The rivalry between Belsnickel and Santa Claus never gets any kind of buildup. We can see from his first moment on screen that he is the villain, and he has a thing against Santa Claus, but it is all left very vague for a good portion of the film. We get no hints or any kind of real explanation as to what the whole issue is until there is a heavy exposition moment. It mutes the climax of the story in my opinion.
In the first film Teddy had to come to terms with the passing of his father after being a family friendly troubled youth. In this film Kate must come to terms with her mother dating again as well as learn to accept the son of the new man in her mom’s life. One off trauma cured by an adventure is common in family friendly Christmas films but as depicted in the last film she would appear to be the least likely of the two siblings to develop an issue over mom dating again. It would make more sense to place Teddy in that position.
We get a little bit of time travel in this film that allows for the young Kate to meet her father Doug (here played by Sunny Suljic) when he was about her age. It is a cute moment that also provides for a rather entertaining and larger production of a song and dance number in a similar vein as to what the last film had. It is also quite possibly the only reference to the need to keep the Christmas Spirit up otherwise bad things will happen.

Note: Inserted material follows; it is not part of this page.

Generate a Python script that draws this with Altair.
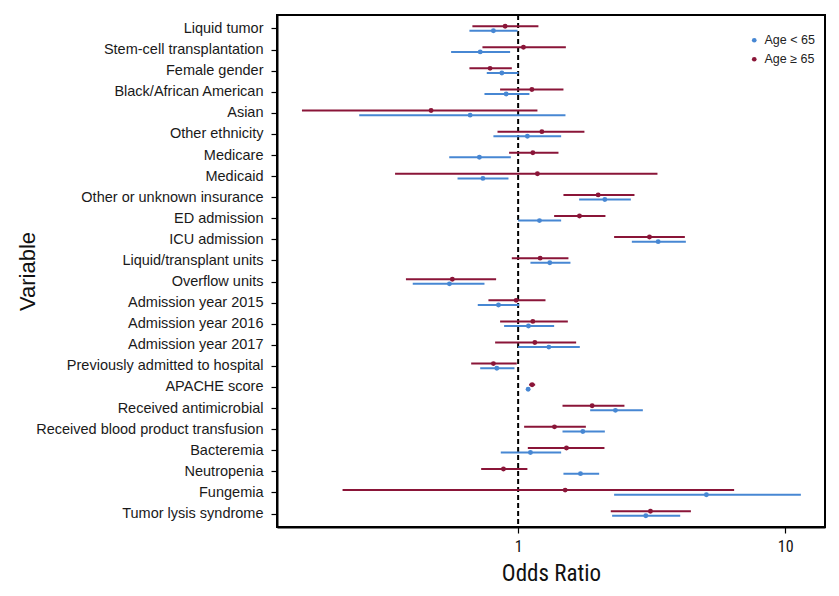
import altair as alt
import pandas as pd

categories = [
    "Liquid tumor", "Stem-cell transplantation", "Female gender", "Black/African American",
    "Asian", "Other ethnicity", "Medicare", "Medicaid", "Other or unknown insurance",
    "ED admission", "ICU admission", "Liquid/transplant units", "Overflow units",
    "Admission year 2015", "Admission year 2016", "Admission year 2017",
    "Previously admitted to hospital", "APACHE score", "Received antimicrobial",
    "Received blood product transfusion", "Bacteremia", "Neutropenia", "Fungemia",
    "Tumor lysis syndrome",
]

# Age < 65 (blue)
young_or = [0.808, 0.721, 0.869, 0.902, 0.661, 1.083, 0.716, 0.738, 2.112, 1.202, 3.345, 1.314,
            0.553, 0.844, 1.093, 1.303, 0.832, 1.090, 2.314, 1.747, 1.112, 1.712, 5.07, 3.007]
young_lo = [0.657, 0.561, 0.763, 0.748, 0.254, 0.808, 0.552, 0.593, 1.692, 1.000, 2.666, 1.112,
            0.403, 0.706, 0.886, 1.000, 0.721, 1.078, 1.861, 1.466, 0.861, 1.478, 2.288, 2.249]
young_hi = [0.995, 0.933, 1.003, 1.102, 1.504, 1.449, 0.939, 0.920, 2.643, 1.449, 4.247, 1.570,
            0.748, 1.009, 1.364, 1.702, 0.969, 1.102, 2.931, 2.112, 1.449, 2.011, 11.45, 4.045]

# Age >= 65 (dark red)
old_or = [0.894, 1.047, 0.785, 1.126, 0.472, 1.227, 1.135, 1.181, 1.994, 1.697, 3.103, 1.209,
          0.567, 0.983, 1.135, 1.155, 0.808, 1.128, 1.893, 1.368, 1.517, 0.881, 1.50, 3.13]
old_lo = [0.674, 0.735, 0.657, 0.856, 0.155, 0.837, 0.925, 0.346, 1.478, 1.364, 2.288, 0.947,
          0.380, 0.774, 0.856, 0.820, 0.667, 1.099, 1.466, 1.053, 1.087, 0.727, 0.220, 2.223]
old_hi = [1.191, 1.509, 0.947, 1.478, 1.181, 1.771, 1.416, 3.325, 2.727, 2.123, 4.211, 1.543,
          0.827, 1.266, 1.535, 1.649, 0.988, 1.158, 2.501, 1.793, 2.105, 1.083, 6.44, 4.436]

groups = ["Age < 65", "Age \u2265 65"]
colors = ["#4787d3", "#8a1538"]
x_ticks = [1, 10]
ref_line = [1]

rows = []
for i, c in enumerate(categories):
    rows.append({"var": c, "group": groups[0], "or": young_or[i], "lo": young_lo[i], "hi": young_hi[i]})
    rows.append({"var": c, "group": groups[1], "or": old_or[i], "lo": old_lo[i], "hi": old_hi[i]})
df = pd.DataFrame(rows)

narrow = "Liberation Sans Narrow, Roboto Condensed, DejaVu Sans Condensed, Liberation Sans"
regular = "Liberation Sans, Arial, Helvetica"

xscale = alt.Scale(type="log", domain=[0.125, 14.1], nice=False)
yscale = alt.Scale(type="point", padding=0.64)

x_axis = alt.Axis(values=x_ticks, format="~g", title="Odds Ratio", grid=False,
                  domain=True, domainColor="black", domainWidth=2,
                  tickSize=6, tickColor="black", tickWidth=1.2, labelFont=narrow, labelFontSize=16,
                  labelColor="#111", labelPadding=5, titleFont=narrow, titleFontSize=23,
                  titleFontWeight="normal", titleColor="#111", titlePadding=8)
y_axis = alt.Axis(title="Variable", grid=False, domain=True, domainColor="black", domainWidth=2,
                  tickSize=6, tickColor="black",
                  tickWidth=1.2, labelFont=regular, labelFontSize=14.5, labelColor="#1a1a1a",
                  labelPadding=8, labelLimit=400, titleFont=regular, titleFontSize=22,
                  titleFontWeight="normal", titleColor="#111", titleX=-250, titleY=256,
                  titleAlign="center", titleBaseline="middle", titleAngle=270)

base = alt.Chart(df)
layers = []
offsets = {groups[0]: 2.3, groups[1]: -2.3}
for g, col in zip(groups, colors):
    sub = base.transform_filter(alt.datum.group == g)
    layers.append(
        sub.mark_rule(color=col, strokeWidth=2, yOffset=offsets[g]).encode(
            x=alt.X("lo:Q", scale=xscale, axis=x_axis),
            x2="hi:Q",
            y=alt.Y("var:N", sort=categories, scale=yscale, axis=y_axis),
        )
    )
for g, col in zip(groups, colors):
    sub = base.transform_filter(alt.datum.group == g)
    layers.append(
        sub.mark_circle(size=24, opacity=1, yOffset=offsets[g]).encode(
            x=alt.X("or:Q", scale=xscale, axis=x_axis),
            y=alt.Y("var:N", sort=categories, scale=yscale, axis=y_axis),
            color=alt.Color("group:N", scale=alt.Scale(domain=groups, range=colors),
                            legend=alt.Legend(title=None, orient="none", legendX=471, legendY=19,
                                              symbolType="circle", symbolSize=22,
                                              labelFont=regular, labelFontSize=12.5,
                                              labelColor="#222", labelOffset=4,
                                              rowPadding=6, padding=0)),
        )
    )

ref = alt.Chart(pd.DataFrame({"v": ref_line})).mark_rule(
    color="black", strokeDash=[5, 3], strokeWidth=2
).encode(x=alt.X("v:Q", scale=xscale, axis=x_axis))

chart = alt.layer(ref, *layers).properties(
    width=548, height=512,
    autosize=alt.AutoSizeParams(type="none"),
    padding={"left": 269, "top": 7, "right": 6, "bottom": 61},
    background="white",
).configure_view(stroke="#000000", strokeWidth=2, strokeOpacity=1)

chart.save("out.html", embed_options={"renderer": "svg", "actions": False})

While I think the story feels a little more forced than the first film and it does have some story issues it is still an enjoyable watch. It is the kind of straw that Chris Columbus can spin into gold. It is light and bouncy and just fun. A film like this is not a sophisticated work. It is meant to make you and your kids smile and get into the spirit of the season. And this movie does that.
The Christmas Chronicles 2 is a fun and entertaining sequel. Is it the greatest film ever? No. That title is held by the original Star Wars, but this is an enjoyable Christmas film for the whole family despite its flaws. Not necessary viewing but not a complete disappointment. Only “if you want.”